Snipers and Fortune Tellers
I think it was Matt Cohler at Benchmark who said “our job is not to see the future, it’s to see the present very clearly.” I’ve never really identified with that perspective on venture, but I certainly see its merits and how one could build a very successful venture practice by internalizing and adhering to it. This morning I found myself wondering if the value of seeing the present clearly was as actionable in this moment as it has been historically. It feels like core to the premise of the above framework is an assumption that the near future looks more like the present than not, and that a company that is well positioned for the present will therefore thrive in the near future. Investing behind this clear view of the present presumes that one sees it before it is more broadly recognized, and eventually consensus catches up to reality.
So fast forward to today. It’s hard to see this present clearly. We’re dealing in very dynamic information and a state that feels more fluid than static. The present is always fluid, but I’d argue that it’s more fluid now. So many of the assumptions that shape behavior and people’s way of being on have been challenged…so many of the inputs to the systems that we’ve designed to organize/govern society and behavior have been upended. We are rewriting the way things are in a very compressed and abrupt way, and it’s happening with frequent real-time edits and little uniformity. There is definitely a true version of today’s present, but that version feels uniquely defined by motion.
It’s harder to see something clearly when it’s moving, especially if it’s moving faster and more erratically than usual.
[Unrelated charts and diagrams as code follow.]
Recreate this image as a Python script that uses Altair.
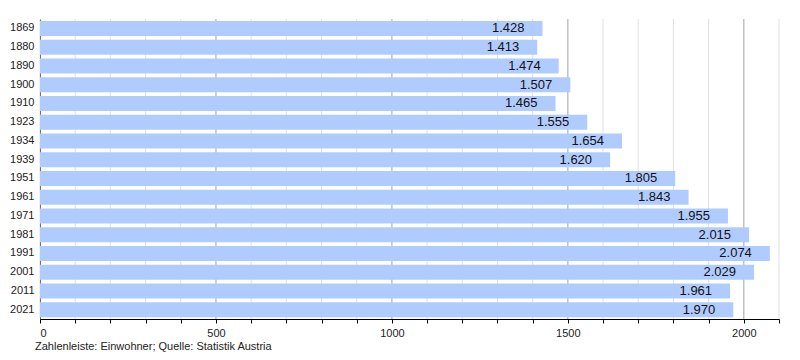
import altair as alt
import pandas as pd

years = ["1869", "1880", "1890", "1900", "1910", "1923", "1934", "1939",
         "1951", "1961", "1971", "1981", "1991", "2001", "2011", "2021"]
population = [1428, 1413, 1474, 1507, 1465, 1555, 1654, 1620,
              1805, 1843, 1955, 2015, 2074, 2029, 1961, 1970]
minor_grid = list(range(0, 2101, 100))
major_grid = [500, 1000, 1500, 2000]

df = pd.DataFrame({"year": years, "pop": population})
df["label"] = [f"{v:,}".replace(",", ".") for v in population]
minor_df = pd.DataFrame({"v": minor_grid})
major_df = pd.DataFrame({"v": major_grid})

FONT = "Liberation Sans"
xscale = alt.Scale(domain=[0, 2100], nice=False, zero=True)

xaxis = alt.Axis(
    values=minor_grid,
    labelExpr="datum.value % 500 == 0 ? datum.value : ''",
    labelOverlap=False,
    grid=False, tickSize=4, tickColor="black", domainColor="black",
    labelFont=FONT, labelFontSize=11, labelColor="#222", labelPadding=4,
    title=None,
)

minor = alt.Chart(minor_df).mark_rule(color="#e0e0e0", strokeWidth=1).encode(
    x=alt.X("v:Q", scale=xscale, axis=xaxis)
)
major = alt.Chart(major_df).mark_rule(color="#b0b0b0", strokeWidth=1).encode(
    x=alt.X("v:Q", scale=xscale, axis=xaxis)
)

base = alt.Chart(df).encode(
    y=alt.Y("year:N", sort=years, title=None,
            scale=alt.Scale(paddingInner=0.2, paddingOuter=0.1),
            axis=alt.Axis(ticks=False, domainColor="black", labelFont=FONT,
                          labelFontSize=11, labelColor="#222", labelPadding=6)),
)
bars = base.mark_bar(color="#b0ccff").encode(
    x=alt.X("pop:Q", scale=xscale, axis=xaxis)
)
texts = base.mark_text(align="right", baseline="middle", dx=-18, font=FONT,
                       fontSize=13, color="#111").encode(
    x=alt.X("pop:Q", scale=xscale, axis=xaxis), text="label:N"
)

chart = alt.layer(minor, major, bars, texts).properties(
    width=739, height=300,
    autosize=alt.AutoSizeParams(type="none"),
    padding={"left": 32, "top": 11, "right": 10, "bottom": 33},
    title=alt.TitleParams(
        "Zahlenleiste: Einwohner; Quelle: Statistik Austria",
        orient="bottom", anchor="start", frame="group", dx=-5, offset=3,
        font=FONT, fontSize=11, fontWeight="normal", color="#222",
    ),
).configure_view(stroke=None).configure_axis(grid=False).configure_axisX(labelOverlap=False)

chart.save("out.html", embed_options={"renderer": "svg", "actions": False})
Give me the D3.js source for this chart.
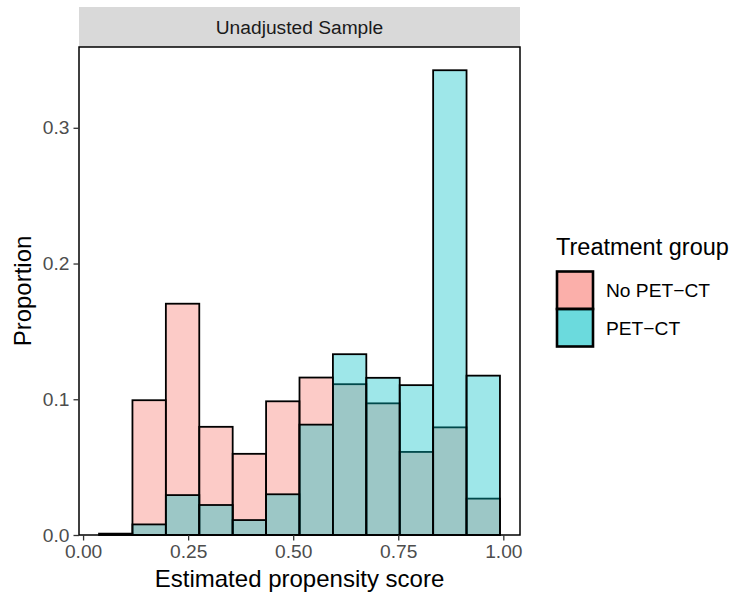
<!DOCTYPE html>
<html>
<head>
<meta charset="utf-8">
<script src="https://cdn.jsdelivr.net/npm/d3@7"></script>
<style>
  html, body { margin: 0; padding: 0; background: #fff; }
  svg { display: block; font-family: "Liberation Sans", Arial, Helvetica, sans-serif; }
</style>
</head>
<body>
<svg id="chart" width="730" height="596"></svg>
<script>
// Histogram bin edges (propensity score)
const binEdges = [0.038, 0.1175, 0.197, 0.2765, 0.356, 0.4355, 0.515, 0.5945, 0.674, 0.7535, 0.833, 0.9125, 0.992];

// Proportion of each group falling into each bin
const noPetCt = [0.001, 0.0993, 0.1704, 0.0797, 0.0598, 0.0985, 0.116, 0.1111, 0.097, 0.0612, 0.0793, 0.0268];
const petCt   = [0.000, 0.0078, 0.0294, 0.0221, 0.011, 0.030, 0.0813, 0.1332, 0.1158, 0.1104, 0.3424, 0.1174];

const groupNames = ["No PET\u2212CT", "PET\u2212CT"];
const groupColors = ["#F8766D", "#00BFC4"];

const xTicks = [0, 0.25, 0.5, 0.75, 1];
const xTickLabels = ["0.00", "0.25", "0.50", "0.75", "1.00"];
const yTicks = [0, 0.1, 0.2, 0.3];
const yTickLabels = ["0.0", "0.1", "0.2", "0.3"];

const panel = { left: 79, right: 520, top: 47, bottom: 535 };

const svg = d3.select("#chart");

// x scale with 5% expansion around the binned range
const xMin = binEdges[0], xMax = binEdges[binEdges.length - 1];
const xPad = (xMax - xMin) * 0.05;
const x = d3.scaleLinear().domain([xMin - xPad, xMax + xPad]).range([panel.left, panel.right]);

// y scale starts at zero, 5% headroom on top
const yMax = d3.max(noPetCt.concat(petCt)) * 1.05;
const y = d3.scaleLinear().domain([0, yMax]).range([panel.bottom, panel.top]);

// facet strip
svg.append("rect")
  .attr("x", panel.left).attr("y", 7)
  .attr("width", panel.right - panel.left).attr("height", panel.top - 7)
  .attr("fill", "#D9D9D9");
svg.append("text")
  .attr("x", (panel.left + panel.right) / 2).attr("y", 34)
  .attr("text-anchor", "middle")
  .attr("font-size", 19.2).attr("fill", "#1A1A1A")
  .text("Unadjusted Sample");

// bars: one layer per group, drawn in order
const series = [noPetCt, petCt];
series.forEach((vals, gi) => {
  const bins = vals.map((v, i) => ({ x0: binEdges[i], x1: binEdges[i + 1], v }));
  svg.append("g").selectAll("rect")
    .data(bins)
    .join("rect")
    .attr("x", d => x(d.x0))
    .attr("width", d => x(d.x1) - x(d.x0))
    .attr("y", d => y(d.v))
    .attr("height", d => y(0) - y(d.v))
    .attr("fill", groupColors[gi])
    .attr("fill-opacity", 0.38)
    .attr("stroke", "#000")
    .attr("stroke-width", 1.8);
});

// panel border
svg.append("rect")
  .attr("x", panel.left).attr("y", panel.top)
  .attr("width", panel.right - panel.left).attr("height", panel.bottom - panel.top)
  .attr("fill", "none").attr("stroke", "#000").attr("stroke-width", 1.5);

// x axis
const xAxis = d3.axisBottom(x).tickValues(xTicks)
  .tickFormat((d, i) => xTickLabels[i]).tickSize(5.5).tickPadding(4);
const gx = svg.append("g").attr("transform", `translate(0,${panel.bottom})`).call(xAxis);
gx.select(".domain").remove();
gx.selectAll(".tick line").attr("stroke", "#333333").attr("stroke-width", 1.3);
gx.selectAll(".tick text").attr("font-size", 19.2).attr("fill", "#4D4D4D")
  .attr("font-family", "Liberation Sans, Arial, sans-serif");

// y axis
const yAxis = d3.axisLeft(y).tickValues(yTicks)
  .tickFormat((d, i) => yTickLabels[i]).tickSize(5.5).tickPadding(4);
const gy = svg.append("g").attr("transform", `translate(${panel.left},0)`).call(yAxis);
gy.select(".domain").remove();
gy.selectAll(".tick line").attr("stroke", "#333333").attr("stroke-width", 1.3);
gy.selectAll(".tick text").attr("font-size", 19.2).attr("fill", "#4D4D4D")
  .attr("font-family", "Liberation Sans, Arial, sans-serif");

// axis titles
svg.append("text")
  .attr("x", (panel.left + panel.right) / 2).attr("y", 587)
  .attr("text-anchor", "middle").attr("font-size", 24).attr("fill", "#000")
  .text("Estimated propensity score");
svg.append("text")
  .attr("transform", `translate(31,${(panel.top + panel.bottom) / 2}) rotate(-90)`)
  .attr("text-anchor", "middle").attr("font-size", 24).attr("fill", "#000")
  .text("Proportion");

// legend
const legend = svg.append("g").attr("transform", "translate(556,0)");
legend.append("text")
  .attr("x", 0).attr("y", 255)
  .attr("font-size", 23.5).attr("fill", "#000")
  .text("Treatment group");
groupNames.forEach((name, i) => {
  const top = 271.5 + i * 37.5;
  legend.append("rect")
    .attr("x", 1).attr("y", top)
    .attr("width", 36).attr("height", 37.5)
    .attr("fill", groupColors[i]).attr("fill-opacity", 0.58)
    .attr("stroke", "#000").attr("stroke-width", 2.6);
  legend.append("text")
    .attr("x", 50).attr("y", top + 18.75 + 7)
    .attr("font-size", 19.2).attr("fill", "#000")
    .text(name);
});
</script>
</body>
</html>
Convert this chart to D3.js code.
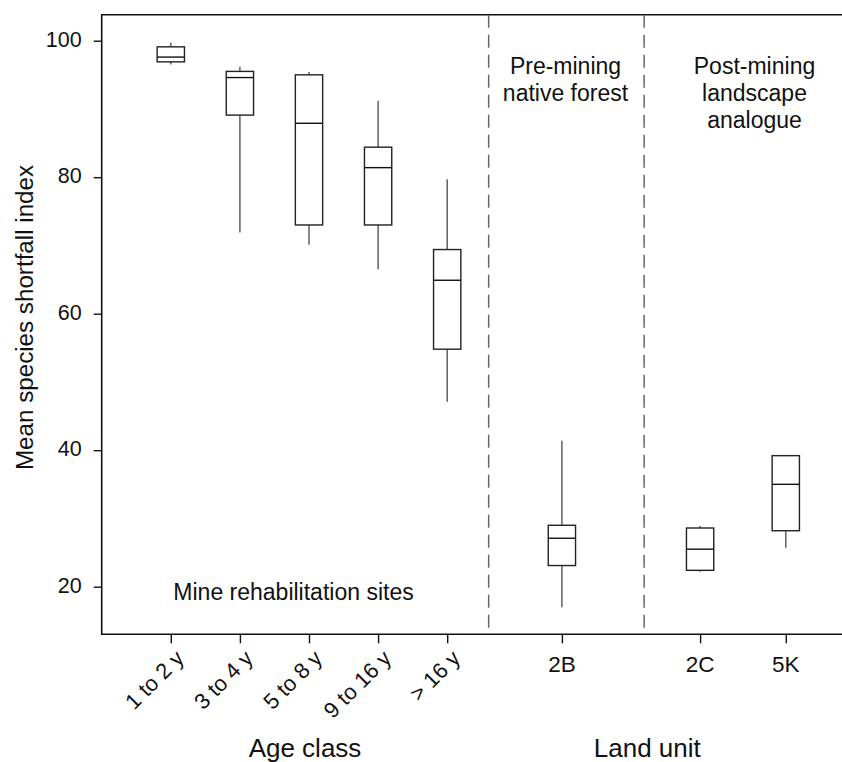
<!DOCTYPE html>
<html>
<head>
<meta charset="utf-8">
<script src="https://cdn.jsdelivr.net/npm/d3@7"></script>
<style>
  html, body { margin: 0; padding: 0; background: #fff; }
  svg { display: block; }
  text { font-family: "Liberation Sans", Arial, sans-serif; fill: #111; }
</style>
</head>
<body>
<svg id="chart" width="842" height="762"></svg>
<script>
// Mean species shortfall index by site group (box-plot summaries)
const categories = ["1 to 2 y", "3 to 4 y", "5 to 8 y", "9 to 16 y", "> 16 y", "2B", "2C", "5K"];
const groupOf    = ["age", "age", "age", "age", "age", "land", "land", "land"];
const whiskerLow = [96.5, 71.9, 70.1, 66.5, 47.1, 17.0, 22.2, 25.7];
const boxLow     = [96.9, 89.1, 73.0, 73.0, 54.8, 23.1, 22.4, 28.2];
const medians    = [97.6, 94.6, 87.9, 81.4, 64.9, 27.1, 25.5, 35.0];
const boxHigh    = [99.1, 95.5, 95.0, 84.4, 69.4, 29.0, 28.6, 39.2];
const whiskerHigh= [99.7, 96.2, 95.4, 91.2, 79.7, 41.4, 28.9, 39.2];
const yTicks     = [20, 40, 60, 80, 100];

const svg = d3.select("#chart");

// Plot frame (the right side runs past the page edge)
const frame = { left: 101.7, top: 14.7, bottom: 634.3, right: 850 };

// Box slots along the x axis; sections are separated by dashed lines
const slotAt = [1, 2, 3, 4, 5, 6.66, 8.66, 9.9];
const dividers = [5.6, 7.85];
const x = d3.scaleLinear().domain([0, 1]).range([frame.left, frame.left + 69.1]);
const y = d3.scaleLinear().domain([20, 100]).range([586.7, 40.7]);

const boxWidth = 27.3;

// Frame lines: top, left, bottom
svg.append("path")
  .attr("d", `M${frame.right},${frame.top}H${frame.left}V${frame.bottom}H${frame.right}`)
  .attr("fill", "none").attr("stroke", "#111").attr("stroke-width", 1.6);

// Y axis
const yAxis = svg.append("g")
  .attr("transform", `translate(${frame.left},0)`)
  .call(d3.axisLeft(y).tickValues(yTicks).tickSize(8).tickPadding(12).tickFormat(d3.format("d")));
yAxis.select(".domain").remove();
yAxis.selectAll(".tick line").attr("stroke", "#111").attr("stroke-width", 1.4);
yAxis.selectAll(".tick text")
  .attr("font-family", "'Liberation Sans', Arial, sans-serif")
  .attr("font-size", 21.5).attr("fill", "#111").attr("dy", "0.26em");

// X axis ticks (custom per-slot)
const xAxis = svg.append("g")
  .attr("transform", `translate(0,${frame.bottom})`)
  .call(d3.axisBottom(x).tickValues(slotAt).tickSize(9).tickFormat(""));
xAxis.select(".domain").remove();
xAxis.selectAll(".tick line").attr("stroke", "#111").attr("stroke-width", 1.4);

// Rotated age-class labels
svg.append("g").selectAll("text")
  .data(categories.map((c, i) => ({ c, i })).filter(d => groupOf[d.i] === "age"))
  .join("text")
  .attr("transform", d => `translate(${x(slotAt[d.i]) + 9},${frame.bottom + 20}) rotate(-45)`)
  .attr("text-anchor", "end")
  .attr("font-size", 22)
  .attr("dy", "0.35em")
  .text(d => d.c);

// Land-unit labels
svg.append("g").selectAll("text")
  .data(categories.map((c, i) => ({ c, i })).filter(d => groupOf[d.i] === "land"))
  .join("text")
  .attr("x", d => x(slotAt[d.i]))
  .attr("y", 671.7)
  .attr("text-anchor", "middle")
  .attr("font-size", 22.5)
  .text(d => d.c);

// Section dividers
svg.append("g").selectAll("line")
  .data(dividers)
  .join("line")
  .attr("x1", d => x(d)).attr("x2", d => x(d))
  .attr("y1", frame.top).attr("y2", frame.bottom)
  .attr("stroke", "#666").attr("stroke-width", 1.5)
  .attr("stroke-dasharray", "13,7");

// Box plots
const boxes = svg.append("g").selectAll("g")
  .data(categories.map((c, i) => i))
  .join("g");

boxes.append("line")
  .attr("x1", i => x(slotAt[i])).attr("x2", i => x(slotAt[i]))
  .attr("y1", i => y(boxHigh[i])).attr("y2", i => y(whiskerHigh[i]))
  .attr("stroke", "#555").attr("stroke-width", 1.4);
boxes.append("line")
  .attr("x1", i => x(slotAt[i])).attr("x2", i => x(slotAt[i]))
  .attr("y1", i => y(boxLow[i])).attr("y2", i => y(whiskerLow[i]))
  .attr("stroke", "#555").attr("stroke-width", 1.4);
boxes.append("rect")
  .attr("x", i => x(slotAt[i]) - boxWidth / 2)
  .attr("width", boxWidth)
  .attr("y", i => y(boxHigh[i]))
  .attr("height", i => y(boxLow[i]) - y(boxHigh[i]))
  .attr("fill", "#fff").attr("stroke", "#222").attr("stroke-width", 1.4);
boxes.append("line")
  .attr("x1", i => x(slotAt[i]) - boxWidth / 2).attr("x2", i => x(slotAt[i]) + boxWidth / 2)
  .attr("y1", i => y(medians[i])).attr("y2", i => y(medians[i]))
  .attr("stroke", "#111").attr("stroke-width", 1.4);

// Section annotations
const notes = [
  { lines: ["Mine rehabilitation sites"], cx: 293.5, y0: 600 },
  { lines: ["Pre-mining", "native forest"], cx: 565.5, y0: 74 },
  { lines: ["Post-mining", "landscape", "analogue"], cx: 754.5, y0: 74 }
];
notes.forEach(n => {
  svg.append("text")
    .attr("text-anchor", "middle")
    .attr("font-size", 23)
    .selectAll("tspan")
    .data(n.lines)
    .join("tspan")
    .attr("x", n.cx)
    .attr("y", (d, k) => n.y0 + k * 27)
    .text(d => d);
});

// Axis titles
svg.append("text")
  .attr("x", 305).attr("y", 757)
  .attr("text-anchor", "middle").attr("font-size", 26)
  .text("Age class");
svg.append("text")
  .attr("x", 647.3).attr("y", 757)
  .attr("text-anchor", "middle").attr("font-size", 26)
  .text("Land unit");
svg.append("text")
  .attr("transform", "translate(33,317.5) rotate(-90)")
  .attr("text-anchor", "middle")
  .attr("font-family", "'Open Sans', 'Noto Sans', sans-serif")
  .attr("font-size", 24.2)
  .text("Mean species shortfall index");
</script>
</body>
</html>
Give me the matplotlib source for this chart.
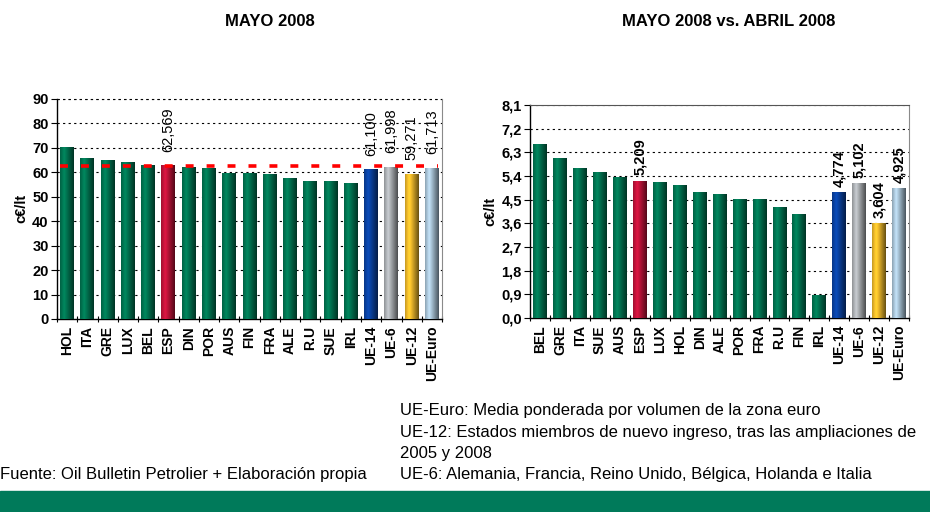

Nonetheless, a sniper level of vision can catch a glimpse of that truth, and then the question is…what do you do with it? If your investment horizon is short like some hedge funds, you trade on it. But if you are investing on a venture time horizon (10+ years), that is less obvious. The near future may look much more different than the present than it typically would. The value of seeing the present today decays outside the seeming microbubble that is pandemic times…we can extrapolate out and bet on what persists and what doesn’t, but that feels like a practice in seeing the future, which breaks the initial framework.
I’m sure I have a more blunt and unnuanced understanding of this philosophy than its creator and disciples, but it is interesting to overlay the volume of financing activity in today’s venture market on top of this approach. Perhaps there’s a disconnect? Perhaps this environment favors the fortune tellers…
think this is a misinterpretation – i think cohler’s statement is about understanding first order effects very well as opposed to second order effects, which are much more random. sure, you can say that many things in the present will not exist in the future, but some things will survive to the future (insert bezos quote), and having understanding of those things is infinitely more important than following imaginary chains of events that may not happen (cohler’s quote, not my opinion). for instance tinder product understood dating v well, and that need has been around forever. obv some weird things happen when the co is b2b / risk is technical b/c then you are predicting / creating the future.